In rejecting the defect reported, the Constitutional Court fully acknowledged our defensive arguments, noting that the legislator has wide discretion in identifying what the taxable events are. In this context, according to the Constitutional Court, the legislator could decide to apply indirect taxes individually in respect of each step in a multi-step transaction without considering a possible connection with other steps or extraneous elements.

In addition, the Constitutional Court highlighted the arbitrary and illogical effects that the evolutionary interpretation of Article 20, endorsed by the Supreme Court, could produce within the legal system, especially in light of the introduction of Article 10-bis of law no. 212 of 2000.

This interpretation would allow the Tax Authorities to apply an anti-avoidance rule without ensuring the procedural guarantees established in favor of the taxpayer, and without proving the existence of undue tax advantages and lack of economic substance, thus denying the taxpayer the possibility of legitimate tax planning (which is admitted in both national and European tax law).

On the contrary, according to the Constitutional Court, the new wording of Article 20 would not be affected by any defect of constitutional legitimacy as:

  • with it, the legislator would have reaffirmed the nature of “deed tax” of the registration tax, specifying the subject of the taxation in line with the juridical effects of the deed presented for registration; and
  • the Tax Authorities could take into account elements extraneous to the text of the deeds and the economic effects stemming from the connection between the deeds lodged and other deeds only to tackle tax avoidance schemes under Article 10-bis of Law 212/2000.

The Constitutional Court concluded that the new wording of Article 20 is not in conflict with the constitutional principles of ability to pay and equality and, consequently, the issues raised by the Supreme Court are groundless.

The effects of the judgment issued by the Constitutional Court

The historic decision puts an end to one of the most controversial issues in the field of registration tax and in tax law in general. This is a topic which for decades had been the source of interpretative and applicative uncertainties, which had effects, on the one hand, on the relationships between Article 20 and the issue of the abuse of rights and on the other hand, on taxpayers’ legitimate tax planning. All this is to the detriment of legal certainty and to the proper functioning of the judicial system.

Thanks to the decision issued by the Constitutional Court, Article 20 finally regains its historical identity and the uncertainties and many contradictions that revolved around its scope of application are definitively eliminated.
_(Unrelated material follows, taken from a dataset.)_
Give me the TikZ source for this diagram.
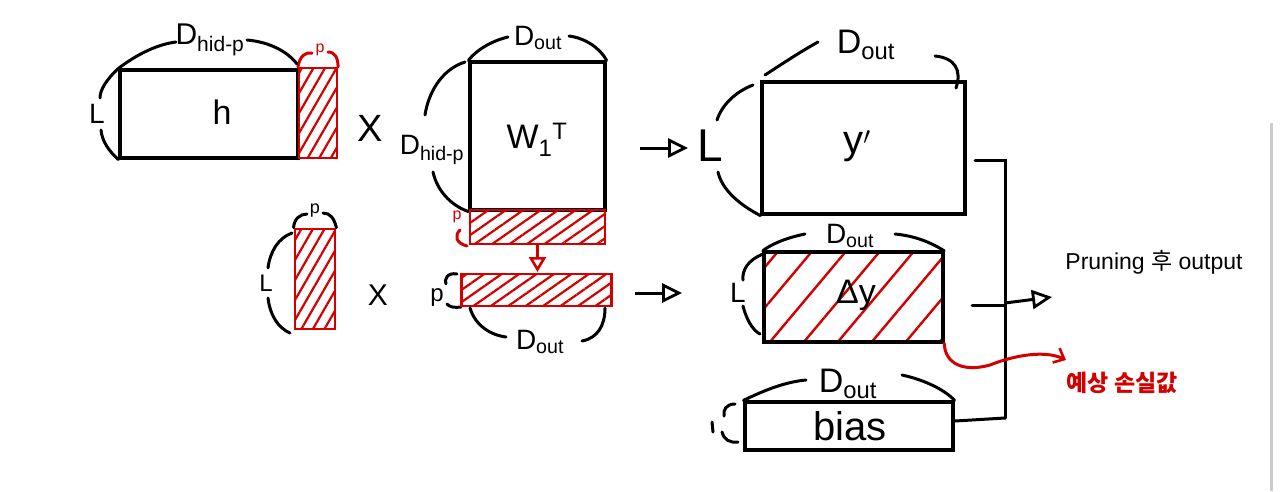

From now on, the “real cause” and the “connection with other deeds,” as well as any other “element extraneous to the text of the deeds,” will be able to take on relevance exclusively to apply the general anti-abuse discipline today enclosed within Article 10-bis of Law 212/2000.

With its decision the Constitutional Court has also restored confidence to the many investors who over the years had been affected or even intimidated by the operational practice of the Tax Authorities, which were increasingly accustomed to requalifying, based on an alleged “concrete cause,” the corporate M&A (paradigmatic in the case of the contribution of part of a going concern into a newco and subsequent disposal of the shares), in terms of a unitary “business sale.” In these cases, the Tax Authorities were used to applying 3% proportional registration tax instead of a fixed registration tax of EUR200.

Developments and actions to be taken

In summary, these are the developments and possible actions to be taken in light of the decision:

  • corporate reorganization and M&A operations will enjoy greater legal certainty;
  • the anti-abuse legislation, now contained in art. 10-bis of Law 212/2000, must always be applied with the guarantees provided therein, first of all by ensuring the prearranged consultation (contraddittorio preventive);
  • tax planning is legitimate and the anti-abuse rules: (i) do not apply to indirect taxes outside the cases provided for; (ii) in case of assessment, the Tax Authorities cannot exempt themselves from the specific identification of undue tax advantages; and
  • the Tax Authorities will have to abandon all existing litigation on Article 20 in which their position is in conflict with the precise principles expressed by the Court; while waiting for this to happen autonomously, as it should, the taxpayers, to accelerate the conclusion of the dispute, may submit instances for annulment in self-protection (istanze di annullamento in autotutela) of the challenged assessments and request reimbursement of the sums paid during the litigation.